Zitierlink: https://hdl.handle.net/21.11116/0000-0007-FFED-0
Zusammenfassung
The geographic and ecological background behind the development and spread of microblade technologies in Asia is a topic of considerable research interest. Microblade technologies are geographically widespread, and present in southern Siberia, the Russian Far East, Mongolia, northern China, the Korean Peninsula and the Japanese archipelago. Here we examine microblade sites of Northeast China which date to from ~28,000 years ago to the end of the Pleistocene. Though microblade assemblages in Northeast China are found to share a number of technological traits, regional divergences are identifiable on account of raw material differences. Technological changes through time correspond with climatic and environmental shifts during Marine Isotope Stage 2 (MIS 2).

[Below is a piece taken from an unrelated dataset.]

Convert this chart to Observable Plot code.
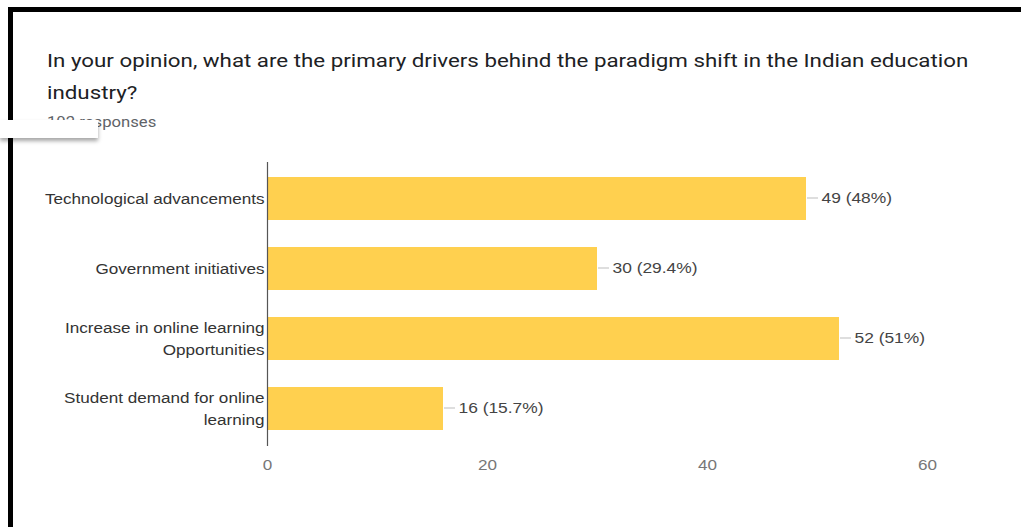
<!DOCTYPE html>
<html>
<head>
<meta charset="utf-8">
<script src="https://cdn.jsdelivr.net/npm/d3@7"></script>
<script src="https://cdn.jsdelivr.net/npm/@observablehq/plot@0.6"></script>
<style>
  html, body { margin: 0; padding: 0; background: #fff; width: 1021px; height: 527px; overflow: hidden; }
  #frame { position: absolute; left: 8px; top: 7px; width: 1030px; height: 540px; border-left: 5px solid #000; border-top: 5px solid #000; box-sizing: border-box; }
  #title { position: absolute; left: 47px; top: 45px; font-family: Roboto, "Liberation Sans", sans-serif; font-size: 18.6px; line-height: 32px; color: #202124; transform: scaleX(1.2); transform-origin: 0 0; white-space: nowrap; }
  #sub { position: absolute; left: 47px; top: 114px; font-family: Roboto, "Liberation Sans", sans-serif; font-size: 14px; color: #5f6368; transform: scaleX(1.19); transform-origin: 0 0; }
  #cover { position: absolute; left: 0; top: 120px; width: 98px; height: 18px; background: #fff; box-shadow: 0 3px 4px rgba(0,0,0,0.35); }
  #chart { position: absolute; left: 0; top: 150px; }
</style>
</head>
<body>
<div id="frame"></div>
<div id="title">In your opinion, what are the primary drivers behind the paradigm shift in the Indian education<br>industry?</div>
<div id="sub">102 responses</div>
<div id="cover"></div>
<div id="chart"></div>
<script>
const categories = ["Technological advancements", "Government initiatives", "Increase in online learning Opportunities", "Student demand for online learning"];
const categoryLabels = ["Technological advancements", "Government initiatives", "Increase in online learning\nOpportunities", "Student demand for online\nlearning"];
const counts = [49, 30, 52, 16];
const percents = ["48", "29.4", "51", "15.7"];
const xTicks = [0, 20, 40, 60];

const rows = categories.map((c, i) => ({category: c, count: counts[i], pct: percents[i]}));
const labelOf = new Map(categories.map((c, i) => [c, categoryLabels[i]]));

const chart = Plot.plot({
  width: 1000,
  height: 336,
  marginLeft: 267,
  marginRight: 73,
  marginTop: 12,
  marginBottom: 40,
  style: {fontFamily: '"Liberation Sans", Arial, sans-serif', fontSize: "14.5px", background: "transparent"},
  x: {domain: [0, 60], ticks: xTicks},
  y: {domain: categories, paddingInner: 0.386, paddingOuter: 0.21},
  marks: [
    Plot.barX(rows, {x: "count", y: "category", fill: "#ffd04f", dy: -1}),
    Plot.ruleY(rows, {y: "category", x1: "count", x2: "count", insetLeft: 1, insetRight: -12, stroke: "#bdbdbd", strokeWidth: 1, dy: -2}),
    Plot.text(rows, {y: "category", x: "count", dx: 15, dy: -2, textAnchor: "start", text: d => `${d.count} (${d.pct}%)`, fill: "#444", fontSize: 14.5, className: "vlabel"}),
    Plot.ruleX([0], {stroke: "#555", strokeWidth: 1.2}),
    Plot.axisX({ticks: xTicks, tickSize: 0, tickPadding: 13, color: "#777", fontSize: 14.5, label: null}),
    Plot.axisY({tickSize: 0, tickPadding: 3, dy: -3, tickFormat: d => labelOf.get(d), color: "#333", fontSize: 14.5, lineHeight: 1.55, label: null})
  ]
});
// reproduce the horizontally stretched lettering of the screenshot
d3.select(chart).selectAll("text").each(function() {
  const t = this.getAttribute("transform") || "";
  const inValue = this.closest(".vlabel") != null;
  this.setAttribute("transform", t + (inValue ? " scale(1.2,1)" : " scale(1.18,1)"));
});
document.getElementById("chart").appendChild(chart);
</script>
</body>
</html>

Microblade technology has its root in southern Siberia on the basis of early age ranges, and thereafter, these assemblages diffused widely, both southward and eastward into China. Microblade industries subsequently underwent a standardization process in Northeast China, leading to the formation of pressure flaking microblade technology on typical wedge-shaped cores of the Northern Microblade Industry (NMI). The NMI appears to have then diffused relatively rapidly across northern and eastern Asia, perhaps representing population movements and cultural interactions.